Dera Baba Nanak is a town and a municipal council in Gurdaspur district, in the state of Punjab, India. It is 36km away from Gurdaspur city, the capital of the district. Since November 2019, a corridor between India and Pakistan has been established at its shrine.

Demographics
 India census, Dera Baba Nanak had a population of 7493. Males constitute 52% of the population and females 48%. Dera Baba Nanak has an average literacy rate of 75%, higher than the national average of 59.5%: male literacy is 78%, and female literacy is 72%. In Dera Baba Nanak 12% of the population is under 6 years of age.

History
Dera Baba Nanak, one of the most sacred places of the Sikhs, is situated on the banks of river Ravi.
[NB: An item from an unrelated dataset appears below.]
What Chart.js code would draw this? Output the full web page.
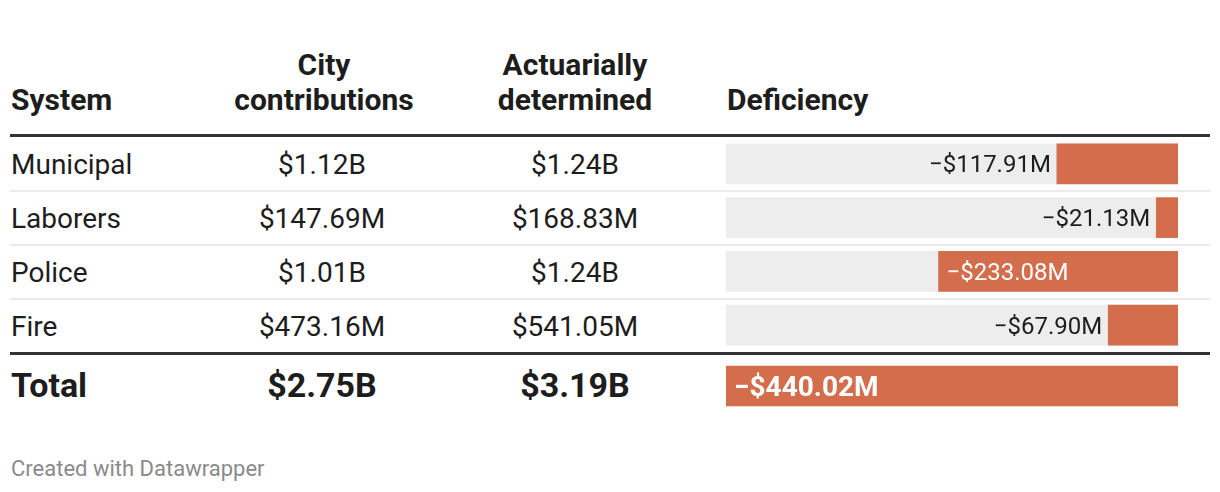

Three famous Gurudwaras at Dera Baba Nanak are Sri Darbar Sahib, Sri Chola Sahib and Tahli Sahib (Gurudwara of BaBa Sri Chand ji) eldest son of Guru Nanak, the first Sikh Guru. Guru Nanak, the first Sikh Guru settled and is believed to have "mingled with the Almighty" near the village Pakhoke Mehmaran, opposite to the present town and named it Kartarpur - a town which lies over the border in Pakistan. The Bedis (Khatris), descendants of Guru Nanak built a new town and named it Dera Baba Nanak after their ancestor. 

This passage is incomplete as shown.